Harte Folgen für Aktivist_innen
Die Folgen für die Aktivist_innen auf der Straße sind hart. Wer beobachtet, wie sich die Gewalt immer weiter zuspitzt, weiß: Es ist nur eine Frage der Zeit, bis die ersten Autofahrer_innen nicht mehr bremsen, sondern einfach draufhalten.
Woher kommt der Hass? Verkehrsteilnehmer_innen ärgern sich, dass sie im Stau stehen und zu spät zur Arbeit kommen. Sie wollen normalen Alltag, dabei wissen sie eigentlich, dass es ihn in der jetzigen Form nicht mehr lange geben wird.

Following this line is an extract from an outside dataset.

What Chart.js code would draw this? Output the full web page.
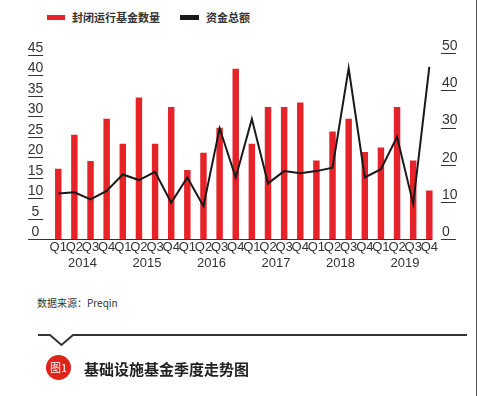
<!DOCTYPE html>
<html>
<head>
<meta charset="utf-8">
<script src="https://cdn.jsdelivr.net/npm/chart.js@4"></script>
<style>
  body { margin: 0; background: #fff; width: 478px; height: 396px; position: relative; overflow: hidden;
         font-family: "Noto Sans CJK SC", sans-serif; color: #333; }
  #wrap { position: absolute; left: 0; top: 0; width: 478px; height: 280px; }
  .legend { position: absolute; top: 9px; left: 47px; font-size: 11px; font-weight: bold; display: flex; align-items: center; color: #333; }
  .sw { display: inline-block; width: 18px; height: 5px; margin-right: 7px; }
  .edge { position: absolute; left: 476px; top: 0; width: 1px; height: 396px; background: #555; }
  .source { position: absolute; left: 37px; top: 295px; font-size: 10px; color: #333; }
  .badge { position: absolute; left: 46px; top: 355px; width: 25px; height: 25px; border-radius: 50%; background: #e2231a;
           color: #fff; font-size: 11px; line-height: 25px; text-align: center; }
  .title { position: absolute; left: 84px; top: 358px; font-size: 15px; font-weight: bold; color: #222; }
</style>
</head>
<body>
<div class="legend">
  <span class="sw" style="background:#e52329"></span><span>封闭运行基金数量</span>
  <span class="sw" style="background:#1a1a1a;margin-left:20px;width:19px"></span><span>资金总额</span>
</div>
<div id="wrap"><canvas id="chart"></canvas></div>
<div class="edge"></div>
<div class="source">数据来源：Preqin</div>
<svg style="position:absolute;left:0;top:0" width="478" height="396">
  <polyline points="38,335 50,335 61.5,345 73,335 467,335" fill="none" stroke="#333" stroke-width="2"/>
</svg>
<div class="badge">图1</div>
<div class="title">基础设施基金季度走势图</div>
<script>
const quarters = ["Q1","Q2","Q3","Q4","Q1","Q2","Q3","Q4","Q1","Q2","Q3","Q4",
                  "Q1","Q2","Q3","Q4","Q1","Q2","Q3","Q4","Q1","Q2","Q3","Q4"];
const yearRow = ["","2014","","","","2015","","","","2016","","",
                 "","2017","","","","2018","","","","2019","",""];
const fundCounts = [17.2, 25.5, 19.1, 29.4, 23.3, 34.6, 23.3, 32.3, 16.9, 21.1, 27.2, 41.6,
                    23.3, 32.3, 32.3, 33.4, 19.2, 26.3, 29.4, 21.3, 22.4, 32.3, 19.2, 11.9];
const totalCapital = [12.3, 12.6, 10.7, 13, 17.4, 15.9, 18.1, 9.8, 16.6, 8.9, 29.8, 16.6,
                      32.3, 15, 18.3, 17.7, 18.3, 19.2, 45.9, 16.6, 18.8, 27.5, 9.5, 46.3];
const leftTicks = [0, 5, 10, 15, 20, 25, 30, 35, 40, 45];
const rightTicks = [0, 10, 20, 30, 40, 50];

const narrow = '"Liberation Sans Narrow", "Liberation Sans", Arial, sans-serif';
const plain = '"Liberation Sans", Arial, sans-serif';

const underlines = {
  id: "underlines",
  afterDraw(chart) {
    const { ctx, scales: { x, yL, yR } } = chart;
    ctx.save();
    ctx.strokeStyle = "#333";
    ctx.lineWidth = 1;
    const seg = (x0, x1, y) => { ctx.beginPath(); ctx.moveTo(x0, y); ctx.lineTo(x1, y); ctx.stroke(); };
    yL.ticks.forEach(t => seg(yL.right - 22, yL.right - 7, Math.round(yL.getPixelForValue(t.value)) + 0.5));
    yR.ticks.forEach(t => seg(yR.left + 3.5, yR.left + 18.5, Math.round(yR.getPixelForValue(t.value)) + 0.5));
    seg(yL.right - 22, x.right - 5, Math.round(yL.getPixelForValue(0)) + 0.5);
    ctx.restore();
  }
};

new Chart(document.getElementById("chart"), {
  type: "bar",
  data: {
    labels: quarters,
    datasets: [
      { type: "line", label: "资金总额", data: totalCapital, yAxisID: "yR", xAxisID: "x",
        borderColor: "#1a1a1a", borderWidth: 2, pointRadius: 0, tension: 0, order: 0 },
      { label: "封闭运行基金数量", data: fundCounts, yAxisID: "yL", xAxisID: "x",
        backgroundColor: "#e52329", barPercentage: 0.4, categoryPercentage: 1, order: 1 }
    ]
  },
  options: {
    responsive: true,
    maintainAspectRatio: false,
    animation: false,
    layout: { padding: { top: 53, left: 0, right: 0, bottom: 0 } },
    plugins: { legend: { display: false }, tooltip: { enabled: false } },
    scales: {
      x: {
        position: "bottom", weight: 0, offset: true,
        grid: { display: false, drawTicks: false }, border: { display: false },
        ticks: { autoSkip: false, maxRotation: 0, padding: 0, color: "#333", font: { family: narrow, size: 13 } },
        afterFit: s => { s.height = 14.5; }
      },
      xYear: {
        type: "category", labels: yearRow, position: "bottom", weight: 1, offset: true,
        grid: { display: false, drawTicks: false }, border: { display: false },
        ticks: { autoSkip: false, maxRotation: 0, padding: 2, labelOffset: 8, color: "#333", font: { family: narrow, size: 13 } },
        afterFit: s => { s.height = 26.2; }
      },
      yL: {
        position: "left", min: 0, max: 45.45,
        afterBuildTicks: s => { s.ticks = leftTicks.map(v => ({ value: v })); },
        grid: { display: false, drawTicks: false }, border: { display: false },
        ticks: { padding: 7, crossAlign: "center", labelOffset: -7, color: "#333", font: { family: plain, size: 14 } },
        afterFit: s => { s.width = 50.2; }
      },
      yR: {
        position: "right", min: 0, max: 50,
        afterBuildTicks: s => { s.ticks = rightTicks.map(v => ({ value: v })); },
        grid: { display: false, drawTicks: false }, border: { display: false },
        ticks: { padding: 4.6, crossAlign: "near", labelOffset: -7, color: "#333", font: { family: plain, size: 14 } },
        afterFit: s => { s.width = 40.6; }
      }
    }
  },
  plugins: [underlines]
});
</script>
</body>
</html>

Zu leicht lässt sich – gerade angesichts der niedrigen Temperaturen aktuell in Berlin – vergessen, dass wir mitten in einer Klimakrise stecken. Die Proteste führen ihnen jedoch ständig vor Augen, dass gehandelt werden muss. Es schimpft und schubst sich eben leichter, als das eigene Verhalten zu hinterfragen und politische Veränderungen zu erkämpfen. Die Abwehrhaltung der Politik offenbart die eigene Ideen- und Verantwortungslosigkeit.
Sie überlassen die Debatte, wie wir schneller Erfolge im Klimaschutz erreichen können, den Aktivist_innen und verlieren sich selbst in Protestkritik oder ruhen sich auf Nebenschauplätzen aus.
Da gibt es Extreme, wie CDU-Chef Friedrich Merz, der nicht nur die Proteste, sondern Klimaschutz an sich überbewertet findet, die Welt gehe schließlich nicht morgen unter. Aber auch der SPD-Vorsitzende Lars Klingbeil scheint etwas grundsätzlich falsch verstanden zu haben.
Vor ein paar Tagen sagte er: „Ich erwarte von Aktivisten, dass man sich anstrengt, für politische Mehrheiten zu sorgen und zu werben und nicht als kleine Gruppe von oben elitär sagt: Das hier ist die Wahrheit und das setzen wir durch.“
Pools mit Beton füllen
Seit wann ist es die Aufgabe von Protestbewegungen, Mehrheiten zu organisieren? Mehrheiten für Maßnahmen für besseren und schnelleren Klimaschutz zu organisieren, ist die Aufgabe der Politik. Die führt sie nicht sonderlich gut aus.
Die Letzte Generation will nicht mehr untätig zusehen, wie die Regierung untätig zusieht – also begibt sie sich in Gefahr, um zu zeigen: So kann es nicht weitergehen. Während in Spanien die Menschen schon Ende April unter Extremhitze und Dürre leiden, in Italien die Seen und Flüsse austrocknen und in Thailand die Straßen durch die Sonneneinstrahlung schmelzen, kommen hier Aktivist_innen ins Gefängnis, weil sie mit Mitteln des zivilen Ungehorsams mehr Klimaschutz fordern.
Doch auch als Minderheitenbewegung gelingt es der Letzten Generation, das Thema präsent zu halten – mediale Aufmerksamkeit ist ihnen sicher.
Wenn die Straßenblockaden zu routiniert oder die Gefahr zu groß wird, gibt es genügend Protest-Alternativen: die Pools der Superreichen mit Beton füllen, sich an Verkehrsminister Volker Wissing kleben oder Kohlebagger besetzen.